::: EXERCISE DATA :::
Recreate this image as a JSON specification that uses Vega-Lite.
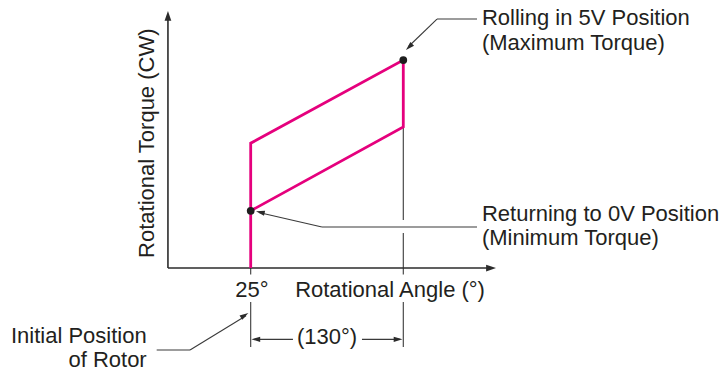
:::
::: EXERCISE DATA :::
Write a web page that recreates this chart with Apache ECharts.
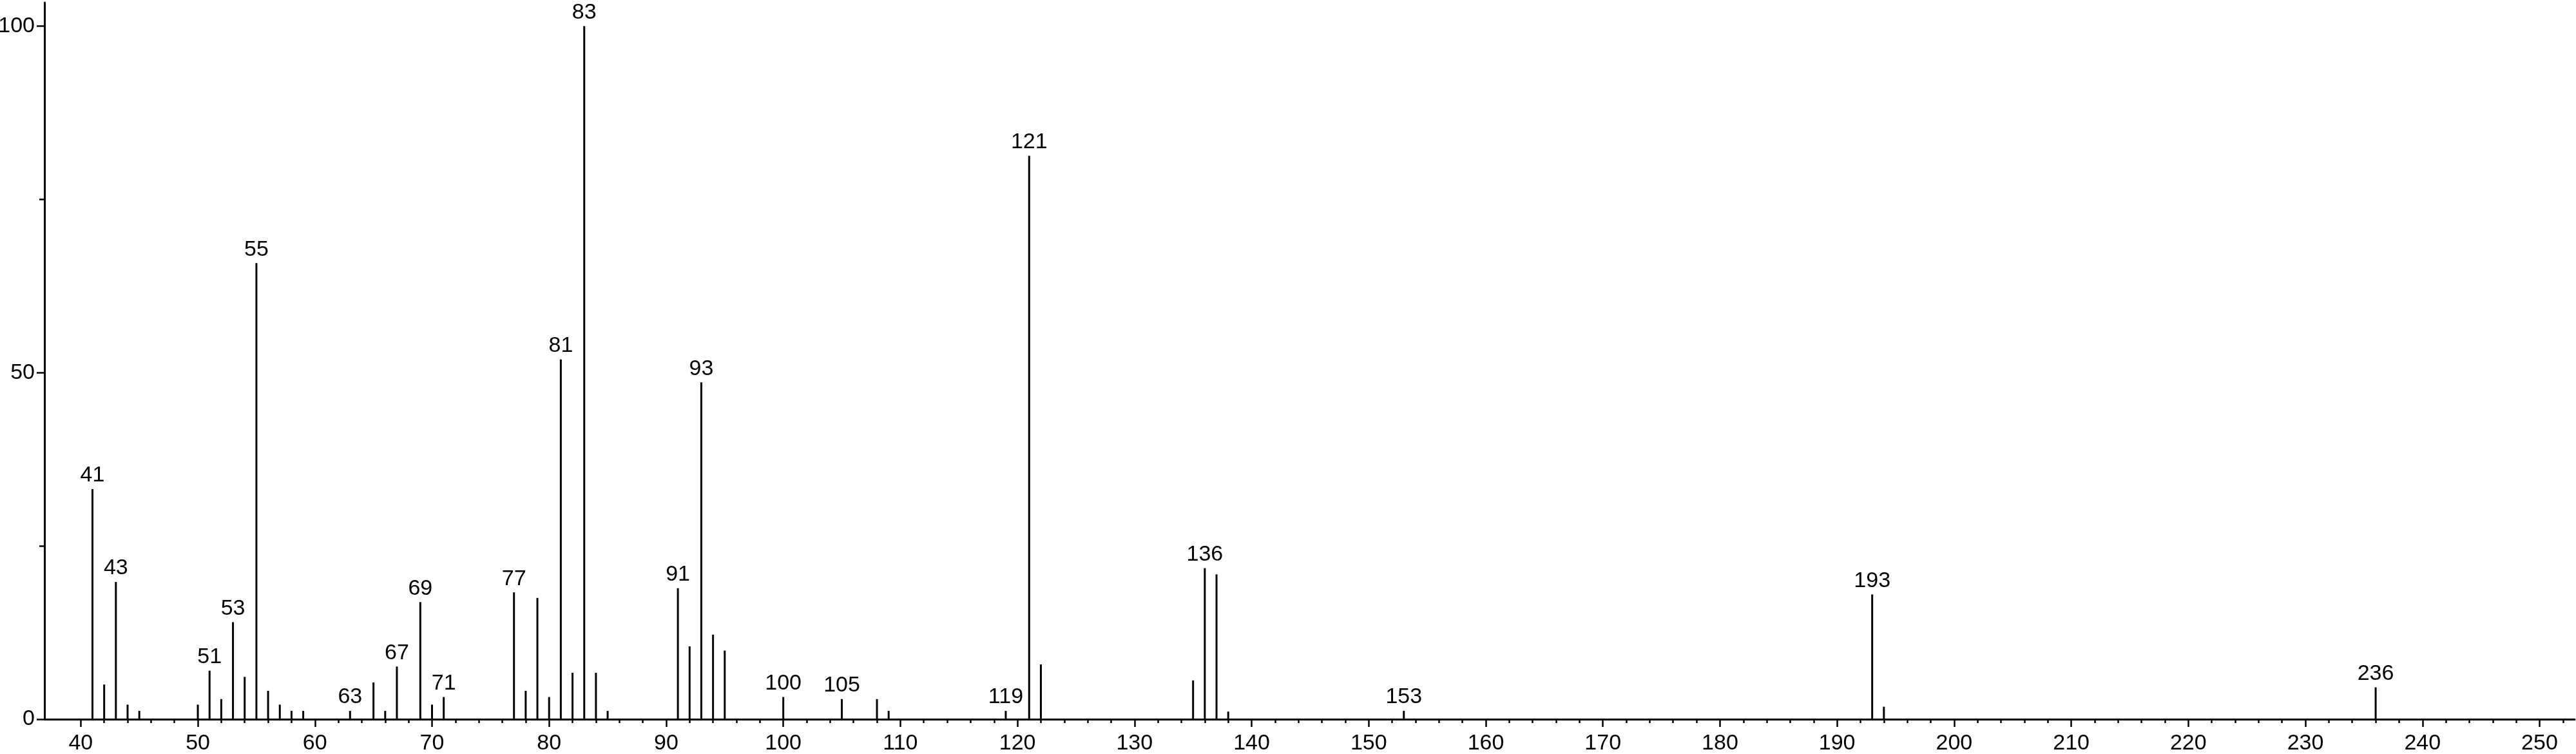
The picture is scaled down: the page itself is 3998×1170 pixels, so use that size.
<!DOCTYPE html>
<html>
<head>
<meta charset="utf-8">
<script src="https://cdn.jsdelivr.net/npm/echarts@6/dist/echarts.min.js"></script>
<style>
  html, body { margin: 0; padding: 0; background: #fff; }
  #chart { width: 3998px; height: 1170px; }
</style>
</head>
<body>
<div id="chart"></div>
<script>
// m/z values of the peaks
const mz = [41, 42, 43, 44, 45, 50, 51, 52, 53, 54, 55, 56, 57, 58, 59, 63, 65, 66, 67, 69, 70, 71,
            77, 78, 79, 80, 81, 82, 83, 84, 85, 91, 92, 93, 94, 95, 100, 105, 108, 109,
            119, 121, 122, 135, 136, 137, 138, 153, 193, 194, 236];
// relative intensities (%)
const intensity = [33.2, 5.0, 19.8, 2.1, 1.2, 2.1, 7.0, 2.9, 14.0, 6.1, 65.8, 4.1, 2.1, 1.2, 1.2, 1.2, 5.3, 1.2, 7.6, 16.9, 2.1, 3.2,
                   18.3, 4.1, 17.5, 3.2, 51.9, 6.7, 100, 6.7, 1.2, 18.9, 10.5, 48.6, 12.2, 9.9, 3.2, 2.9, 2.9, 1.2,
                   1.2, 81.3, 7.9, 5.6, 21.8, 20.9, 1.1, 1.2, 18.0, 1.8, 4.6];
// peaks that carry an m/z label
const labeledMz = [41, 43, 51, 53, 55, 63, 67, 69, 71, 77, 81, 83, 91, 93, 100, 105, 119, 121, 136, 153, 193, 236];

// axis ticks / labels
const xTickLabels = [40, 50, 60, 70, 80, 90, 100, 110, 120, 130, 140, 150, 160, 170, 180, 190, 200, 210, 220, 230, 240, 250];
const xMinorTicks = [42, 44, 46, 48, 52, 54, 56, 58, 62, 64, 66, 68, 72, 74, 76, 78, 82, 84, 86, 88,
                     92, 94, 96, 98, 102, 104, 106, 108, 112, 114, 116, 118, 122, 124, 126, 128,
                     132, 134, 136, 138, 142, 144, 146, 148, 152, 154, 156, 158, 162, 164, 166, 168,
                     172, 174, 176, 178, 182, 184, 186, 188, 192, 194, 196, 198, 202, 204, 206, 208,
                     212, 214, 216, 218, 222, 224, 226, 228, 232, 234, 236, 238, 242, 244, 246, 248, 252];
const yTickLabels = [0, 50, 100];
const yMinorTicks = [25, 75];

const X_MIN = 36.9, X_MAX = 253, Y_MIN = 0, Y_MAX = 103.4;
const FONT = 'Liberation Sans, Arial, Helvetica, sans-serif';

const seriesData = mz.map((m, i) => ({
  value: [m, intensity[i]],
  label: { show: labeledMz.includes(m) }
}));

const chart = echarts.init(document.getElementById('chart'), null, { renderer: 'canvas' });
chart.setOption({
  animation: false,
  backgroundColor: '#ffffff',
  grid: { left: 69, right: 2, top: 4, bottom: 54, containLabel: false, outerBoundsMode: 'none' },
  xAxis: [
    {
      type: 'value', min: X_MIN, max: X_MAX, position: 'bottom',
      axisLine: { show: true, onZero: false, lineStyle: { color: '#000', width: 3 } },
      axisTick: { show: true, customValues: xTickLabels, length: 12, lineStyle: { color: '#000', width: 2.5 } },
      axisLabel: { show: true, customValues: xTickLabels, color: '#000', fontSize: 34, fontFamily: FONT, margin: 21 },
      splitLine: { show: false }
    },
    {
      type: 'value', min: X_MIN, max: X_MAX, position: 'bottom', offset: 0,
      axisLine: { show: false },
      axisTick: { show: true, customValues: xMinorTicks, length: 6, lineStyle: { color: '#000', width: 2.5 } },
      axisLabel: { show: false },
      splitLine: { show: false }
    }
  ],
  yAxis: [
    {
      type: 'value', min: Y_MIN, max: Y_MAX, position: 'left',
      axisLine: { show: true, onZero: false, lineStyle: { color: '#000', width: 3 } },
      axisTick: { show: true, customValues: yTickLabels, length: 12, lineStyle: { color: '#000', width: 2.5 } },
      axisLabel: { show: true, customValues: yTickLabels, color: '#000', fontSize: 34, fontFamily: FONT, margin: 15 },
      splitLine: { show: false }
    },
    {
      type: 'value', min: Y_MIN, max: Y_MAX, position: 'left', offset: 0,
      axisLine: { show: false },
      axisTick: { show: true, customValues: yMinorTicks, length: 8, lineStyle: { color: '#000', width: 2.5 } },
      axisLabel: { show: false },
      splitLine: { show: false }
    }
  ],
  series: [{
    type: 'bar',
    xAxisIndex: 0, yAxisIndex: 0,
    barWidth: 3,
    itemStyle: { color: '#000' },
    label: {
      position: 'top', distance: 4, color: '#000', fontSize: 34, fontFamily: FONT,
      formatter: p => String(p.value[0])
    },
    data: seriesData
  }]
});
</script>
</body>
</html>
:::
▶ [DIRECTIONS] Using the entries above, transcribe every line from the line containing "Write a web" through the line containing "const yMinorTicks = [25, 75];". Do not copy pictures.

▶ [REPLY TO THE EXERCISE]
Write a web page that recreates this chart with Apache ECharts.
The picture is scaled down: the page itself is 3998×1170 pixels, so use that size.
<!DOCTYPE html>
<html>
<head>
<meta charset="utf-8">
<script src="https://cdn.jsdelivr.net/npm/echarts@6/dist/echarts.min.js"></script>
<style>
  html, body { margin: 0; padding: 0; background: #fff; }
  #chart { width: 3998px; height: 1170px; }
</style>
</head>
<body>
<div id="chart"></div>
<script>
// m/z values of the peaks
const mz = [41, 42, 43, 44, 45, 50, 51, 52, 53, 54, 55, 56, 57, 58, 59, 63, 65, 66, 67, 69, 70, 71,
            77, 78, 79, 80, 81, 82, 83, 84, 85, 91, 92, 93, 94, 95, 100, 105, 108, 109,
            119, 121, 122, 135, 136, 137, 138, 153, 193, 194, 236];
// relative intensities (%)
const intensity = [33.2, 5.0, 19.8, 2.1, 1.2, 2.1, 7.0, 2.9, 14.0, 6.1, 65.8, 4.1, 2.1, 1.2, 1.2, 1.2, 5.3, 1.2, 7.6, 16.9, 2.1, 3.2,
                   18.3, 4.1, 17.5, 3.2, 51.9, 6.7, 100, 6.7, 1.2, 18.9, 10.5, 48.6, 12.2, 9.9, 3.2, 2.9, 2.9, 1.2,
                   1.2, 81.3, 7.9, 5.6, 21.8, 20.9, 1.1, 1.2, 18.0, 1.8, 4.6];
// peaks that carry an m/z label
const labeledMz = [41, 43, 51, 53, 55, 63, 67, 69, 71, 77, 81, 83, 91, 93, 100, 105, 119, 121, 136, 153, 193, 236];

// axis ticks / labels
const xTickLabels = [40, 50, 60, 70, 80, 90, 100, 110, 120, 130, 140, 150, 160, 170, 180, 190, 200, 210, 220, 230, 240, 250];
const xMinorTicks = [42, 44, 46, 48, 52, 54, 56, 58, 62, 64, 66, 68, 72, 74, 76, 78, 82, 84, 86, 88,
                     92, 94, 96, 98, 102, 104, 106, 108, 112, 114, 116, 118, 122, 124, 126, 128,
                     132, 134, 136, 138, 142, 144, 146, 148, 152, 154, 156, 158, 162, 164, 166, 168,
                     172, 174, 176, 178, 182, 184, 186, 188, 192, 194, 196, 198, 202, 204, 206, 208,
                     212, 214, 216, 218, 222, 224, 226, 228, 232, 234, 236, 238, 242, 244, 246, 248, 252];
const yTickLabels = [0, 50, 100];
const yMinorTicks = [25, 75];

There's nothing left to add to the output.